● **SUPPLIED INFORMATION**
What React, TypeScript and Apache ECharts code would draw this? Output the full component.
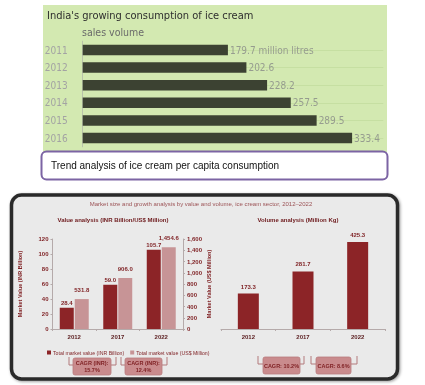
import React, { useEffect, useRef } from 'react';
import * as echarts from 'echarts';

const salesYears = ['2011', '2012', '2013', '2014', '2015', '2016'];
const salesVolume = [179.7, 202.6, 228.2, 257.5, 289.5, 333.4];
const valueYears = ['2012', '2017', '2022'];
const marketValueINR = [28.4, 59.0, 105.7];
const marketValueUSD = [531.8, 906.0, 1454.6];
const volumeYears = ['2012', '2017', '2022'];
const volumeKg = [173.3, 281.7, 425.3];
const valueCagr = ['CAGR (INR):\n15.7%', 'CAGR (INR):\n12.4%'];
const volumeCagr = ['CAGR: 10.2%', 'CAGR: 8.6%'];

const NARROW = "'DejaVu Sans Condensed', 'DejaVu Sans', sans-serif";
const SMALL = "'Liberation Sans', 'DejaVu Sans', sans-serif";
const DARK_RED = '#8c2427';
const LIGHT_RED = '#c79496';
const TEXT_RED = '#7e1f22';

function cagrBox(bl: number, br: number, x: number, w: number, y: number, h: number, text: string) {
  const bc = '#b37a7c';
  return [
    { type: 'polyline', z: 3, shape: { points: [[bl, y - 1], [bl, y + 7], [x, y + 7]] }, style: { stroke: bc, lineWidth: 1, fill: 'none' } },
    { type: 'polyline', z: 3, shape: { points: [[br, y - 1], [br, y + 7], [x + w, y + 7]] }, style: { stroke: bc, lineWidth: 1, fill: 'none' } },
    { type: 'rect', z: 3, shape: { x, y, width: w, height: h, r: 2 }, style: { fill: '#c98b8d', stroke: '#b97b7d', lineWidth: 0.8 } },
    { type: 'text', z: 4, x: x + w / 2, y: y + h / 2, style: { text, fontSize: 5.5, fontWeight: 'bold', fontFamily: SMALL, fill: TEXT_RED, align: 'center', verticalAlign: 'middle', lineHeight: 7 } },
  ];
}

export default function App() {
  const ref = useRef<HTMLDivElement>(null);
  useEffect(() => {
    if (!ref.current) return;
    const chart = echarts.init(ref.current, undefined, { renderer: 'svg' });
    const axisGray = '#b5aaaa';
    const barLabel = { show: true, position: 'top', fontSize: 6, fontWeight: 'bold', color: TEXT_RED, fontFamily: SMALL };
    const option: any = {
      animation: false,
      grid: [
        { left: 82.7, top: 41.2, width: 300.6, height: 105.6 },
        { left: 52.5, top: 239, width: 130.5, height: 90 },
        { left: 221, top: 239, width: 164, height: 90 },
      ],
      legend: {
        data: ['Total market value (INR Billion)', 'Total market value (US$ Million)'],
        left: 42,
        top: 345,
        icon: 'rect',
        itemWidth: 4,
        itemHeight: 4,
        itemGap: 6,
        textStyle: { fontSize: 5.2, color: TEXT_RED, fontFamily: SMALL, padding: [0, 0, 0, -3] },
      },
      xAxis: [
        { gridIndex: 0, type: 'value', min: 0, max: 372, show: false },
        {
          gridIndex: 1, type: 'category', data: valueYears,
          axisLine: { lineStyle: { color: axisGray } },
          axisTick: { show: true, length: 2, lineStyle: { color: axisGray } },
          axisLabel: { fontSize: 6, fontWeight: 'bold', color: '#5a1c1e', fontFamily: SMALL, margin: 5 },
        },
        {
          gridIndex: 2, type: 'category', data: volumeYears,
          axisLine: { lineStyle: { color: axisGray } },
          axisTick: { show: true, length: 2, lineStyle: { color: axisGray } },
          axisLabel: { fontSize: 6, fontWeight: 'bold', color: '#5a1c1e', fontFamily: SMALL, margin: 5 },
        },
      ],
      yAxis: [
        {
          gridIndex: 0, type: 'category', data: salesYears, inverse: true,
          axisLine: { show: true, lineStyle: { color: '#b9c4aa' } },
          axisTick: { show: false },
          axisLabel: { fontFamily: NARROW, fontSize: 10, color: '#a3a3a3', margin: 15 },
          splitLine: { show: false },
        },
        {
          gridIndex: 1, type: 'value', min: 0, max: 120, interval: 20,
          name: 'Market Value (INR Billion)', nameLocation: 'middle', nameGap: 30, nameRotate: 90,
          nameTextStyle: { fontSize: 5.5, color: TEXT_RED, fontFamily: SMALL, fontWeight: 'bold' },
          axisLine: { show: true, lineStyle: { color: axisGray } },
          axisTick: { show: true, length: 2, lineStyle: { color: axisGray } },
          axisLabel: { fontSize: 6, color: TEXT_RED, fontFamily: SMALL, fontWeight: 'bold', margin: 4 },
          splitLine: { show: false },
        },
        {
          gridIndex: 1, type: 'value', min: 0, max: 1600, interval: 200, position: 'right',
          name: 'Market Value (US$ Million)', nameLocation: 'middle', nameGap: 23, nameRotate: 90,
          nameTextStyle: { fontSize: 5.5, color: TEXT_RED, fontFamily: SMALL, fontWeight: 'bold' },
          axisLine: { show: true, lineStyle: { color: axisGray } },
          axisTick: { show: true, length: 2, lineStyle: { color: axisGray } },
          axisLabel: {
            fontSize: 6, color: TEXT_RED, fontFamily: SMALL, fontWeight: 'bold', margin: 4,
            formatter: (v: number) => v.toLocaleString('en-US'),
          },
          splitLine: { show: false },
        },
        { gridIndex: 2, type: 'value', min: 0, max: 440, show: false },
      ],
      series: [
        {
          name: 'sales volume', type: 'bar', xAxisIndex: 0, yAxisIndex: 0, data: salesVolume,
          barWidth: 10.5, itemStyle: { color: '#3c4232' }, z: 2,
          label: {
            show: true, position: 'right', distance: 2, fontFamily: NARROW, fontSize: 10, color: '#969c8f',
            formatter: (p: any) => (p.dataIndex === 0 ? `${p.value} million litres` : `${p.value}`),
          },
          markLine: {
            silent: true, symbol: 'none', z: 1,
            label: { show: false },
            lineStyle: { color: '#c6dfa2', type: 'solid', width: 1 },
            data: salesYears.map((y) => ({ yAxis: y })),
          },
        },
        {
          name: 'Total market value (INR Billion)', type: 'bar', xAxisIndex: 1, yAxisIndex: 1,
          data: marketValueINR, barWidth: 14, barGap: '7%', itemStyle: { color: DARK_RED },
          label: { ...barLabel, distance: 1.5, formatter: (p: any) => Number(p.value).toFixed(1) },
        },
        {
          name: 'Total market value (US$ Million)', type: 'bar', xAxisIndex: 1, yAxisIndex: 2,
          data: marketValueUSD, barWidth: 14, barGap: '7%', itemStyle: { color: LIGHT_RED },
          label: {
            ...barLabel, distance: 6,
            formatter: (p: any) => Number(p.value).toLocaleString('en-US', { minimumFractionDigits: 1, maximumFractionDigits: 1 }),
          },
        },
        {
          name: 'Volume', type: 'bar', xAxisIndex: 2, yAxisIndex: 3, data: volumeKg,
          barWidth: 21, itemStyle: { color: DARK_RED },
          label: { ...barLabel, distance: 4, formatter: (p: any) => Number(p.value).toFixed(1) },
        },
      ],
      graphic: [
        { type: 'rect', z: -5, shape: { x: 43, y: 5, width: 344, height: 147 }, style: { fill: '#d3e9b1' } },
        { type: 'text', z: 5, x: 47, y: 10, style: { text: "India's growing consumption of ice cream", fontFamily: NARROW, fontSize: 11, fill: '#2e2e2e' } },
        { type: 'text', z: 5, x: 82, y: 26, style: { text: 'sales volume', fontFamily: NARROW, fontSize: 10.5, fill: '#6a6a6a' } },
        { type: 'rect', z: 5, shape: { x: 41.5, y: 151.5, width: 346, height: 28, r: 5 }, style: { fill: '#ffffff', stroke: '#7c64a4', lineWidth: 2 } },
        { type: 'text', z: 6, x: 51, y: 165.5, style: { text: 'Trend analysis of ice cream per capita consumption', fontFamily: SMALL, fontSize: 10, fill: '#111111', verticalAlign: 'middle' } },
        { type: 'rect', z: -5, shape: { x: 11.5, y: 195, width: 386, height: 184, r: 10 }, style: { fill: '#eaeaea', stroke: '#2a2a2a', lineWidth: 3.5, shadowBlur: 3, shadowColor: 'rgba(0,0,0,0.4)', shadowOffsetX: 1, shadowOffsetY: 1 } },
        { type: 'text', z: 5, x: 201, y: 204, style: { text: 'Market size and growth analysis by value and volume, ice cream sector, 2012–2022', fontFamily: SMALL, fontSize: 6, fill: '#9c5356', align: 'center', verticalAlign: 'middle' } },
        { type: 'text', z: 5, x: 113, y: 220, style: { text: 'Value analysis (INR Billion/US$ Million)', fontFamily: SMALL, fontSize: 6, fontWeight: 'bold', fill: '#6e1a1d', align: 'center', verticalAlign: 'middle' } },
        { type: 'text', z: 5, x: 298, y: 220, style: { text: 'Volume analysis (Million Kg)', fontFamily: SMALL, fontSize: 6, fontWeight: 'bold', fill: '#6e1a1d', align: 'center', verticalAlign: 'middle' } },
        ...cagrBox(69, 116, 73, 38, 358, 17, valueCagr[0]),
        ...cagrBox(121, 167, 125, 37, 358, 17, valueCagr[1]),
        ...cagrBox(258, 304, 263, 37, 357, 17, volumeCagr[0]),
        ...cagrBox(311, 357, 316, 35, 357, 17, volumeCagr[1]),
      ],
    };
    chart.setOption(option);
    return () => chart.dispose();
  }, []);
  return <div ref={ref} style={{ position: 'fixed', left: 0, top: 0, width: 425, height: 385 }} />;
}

--

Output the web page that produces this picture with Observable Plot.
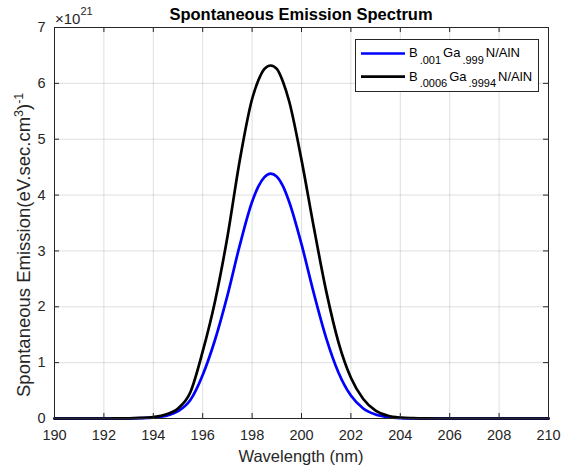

==

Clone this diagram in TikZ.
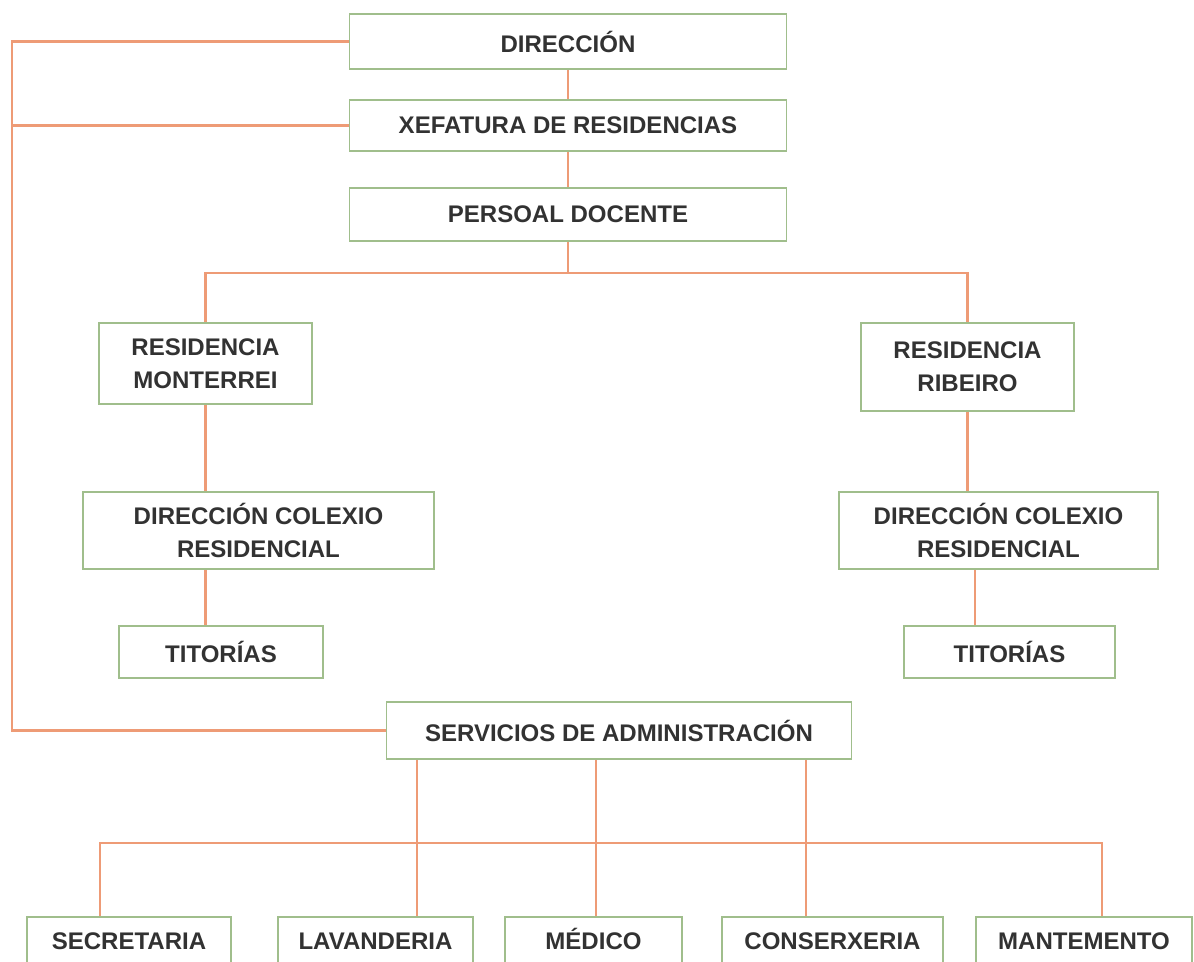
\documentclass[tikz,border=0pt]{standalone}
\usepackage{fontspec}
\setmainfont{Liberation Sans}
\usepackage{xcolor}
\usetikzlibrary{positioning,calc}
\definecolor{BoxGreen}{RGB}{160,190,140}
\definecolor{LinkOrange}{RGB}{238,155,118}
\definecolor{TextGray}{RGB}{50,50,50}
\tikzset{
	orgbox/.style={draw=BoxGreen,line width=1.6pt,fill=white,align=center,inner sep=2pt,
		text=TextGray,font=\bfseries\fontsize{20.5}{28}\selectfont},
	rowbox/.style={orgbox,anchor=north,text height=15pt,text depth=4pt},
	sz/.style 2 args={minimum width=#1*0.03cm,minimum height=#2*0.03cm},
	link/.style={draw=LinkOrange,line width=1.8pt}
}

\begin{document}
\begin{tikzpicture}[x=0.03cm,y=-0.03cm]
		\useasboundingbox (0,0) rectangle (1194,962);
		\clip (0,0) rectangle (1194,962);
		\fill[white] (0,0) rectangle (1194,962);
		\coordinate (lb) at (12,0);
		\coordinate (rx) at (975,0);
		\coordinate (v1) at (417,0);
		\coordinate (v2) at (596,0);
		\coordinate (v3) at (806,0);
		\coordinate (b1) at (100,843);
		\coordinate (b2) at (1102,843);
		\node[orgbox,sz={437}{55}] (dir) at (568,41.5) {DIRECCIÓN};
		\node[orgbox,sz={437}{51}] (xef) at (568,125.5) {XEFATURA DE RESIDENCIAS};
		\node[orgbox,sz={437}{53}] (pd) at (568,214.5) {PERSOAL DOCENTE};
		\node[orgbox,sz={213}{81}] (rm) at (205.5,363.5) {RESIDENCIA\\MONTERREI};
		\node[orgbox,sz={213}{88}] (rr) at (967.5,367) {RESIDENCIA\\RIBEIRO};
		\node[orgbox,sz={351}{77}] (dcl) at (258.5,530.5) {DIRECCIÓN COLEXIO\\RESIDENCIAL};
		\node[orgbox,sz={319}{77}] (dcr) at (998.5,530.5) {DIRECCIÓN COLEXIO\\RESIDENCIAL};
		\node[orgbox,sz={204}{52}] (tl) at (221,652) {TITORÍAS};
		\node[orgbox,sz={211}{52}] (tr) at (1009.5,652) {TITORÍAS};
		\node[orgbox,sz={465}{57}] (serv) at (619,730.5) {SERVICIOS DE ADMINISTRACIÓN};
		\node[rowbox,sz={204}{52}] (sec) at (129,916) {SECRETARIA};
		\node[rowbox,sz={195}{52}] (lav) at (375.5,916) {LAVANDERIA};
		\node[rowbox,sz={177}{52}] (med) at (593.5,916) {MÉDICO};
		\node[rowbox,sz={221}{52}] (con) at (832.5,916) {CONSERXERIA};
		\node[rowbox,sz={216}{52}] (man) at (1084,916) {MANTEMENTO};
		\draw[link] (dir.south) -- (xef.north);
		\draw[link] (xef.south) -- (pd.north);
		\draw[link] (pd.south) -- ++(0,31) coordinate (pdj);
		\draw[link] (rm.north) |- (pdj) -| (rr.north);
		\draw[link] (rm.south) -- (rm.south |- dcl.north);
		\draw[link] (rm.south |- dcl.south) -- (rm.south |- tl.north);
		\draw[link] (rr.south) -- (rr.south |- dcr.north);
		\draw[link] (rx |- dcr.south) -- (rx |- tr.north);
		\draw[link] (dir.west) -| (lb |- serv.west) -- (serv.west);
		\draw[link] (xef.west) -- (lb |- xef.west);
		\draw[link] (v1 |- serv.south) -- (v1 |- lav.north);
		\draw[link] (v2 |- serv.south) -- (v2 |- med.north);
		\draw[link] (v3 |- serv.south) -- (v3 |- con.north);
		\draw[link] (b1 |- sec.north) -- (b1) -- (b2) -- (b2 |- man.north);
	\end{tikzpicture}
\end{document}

● **PROBLEM STATEMENT**
In the listing above, find the line with "What React, TypeScript" and the line with "const TEXT_RED = '#7e1f22';". Set down both and every line between them, minus the pictures.

● **OUTPUT OF THE TASK**
What React, TypeScript and Apache ECharts code would draw this? Output the full component.
import React, { useEffect, useRef } from 'react';
import * as echarts from 'echarts';

const salesYears = ['2011', '2012', '2013', '2014', '2015', '2016'];
const salesVolume = [179.7, 202.6, 228.2, 257.5, 289.5, 333.4];
const valueYears = ['2012', '2017', '2022'];
const marketValueINR = [28.4, 59.0, 105.7];
const marketValueUSD = [531.8, 906.0, 1454.6];
const volumeYears = ['2012', '2017', '2022'];
const volumeKg = [173.3, 281.7, 425.3];
const valueCagr = ['CAGR (INR):\n15.7%', 'CAGR (INR):\n12.4%'];
const volumeCagr = ['CAGR: 10.2%', 'CAGR: 8.6%'];

const NARROW = "'DejaVu Sans Condensed', 'DejaVu Sans', sans-serif";
const SMALL = "'Liberation Sans', 'DejaVu Sans', sans-serif";
const DARK_RED = '#8c2427';
const LIGHT_RED = '#c79496';
const TEXT_RED = '#7e1f22';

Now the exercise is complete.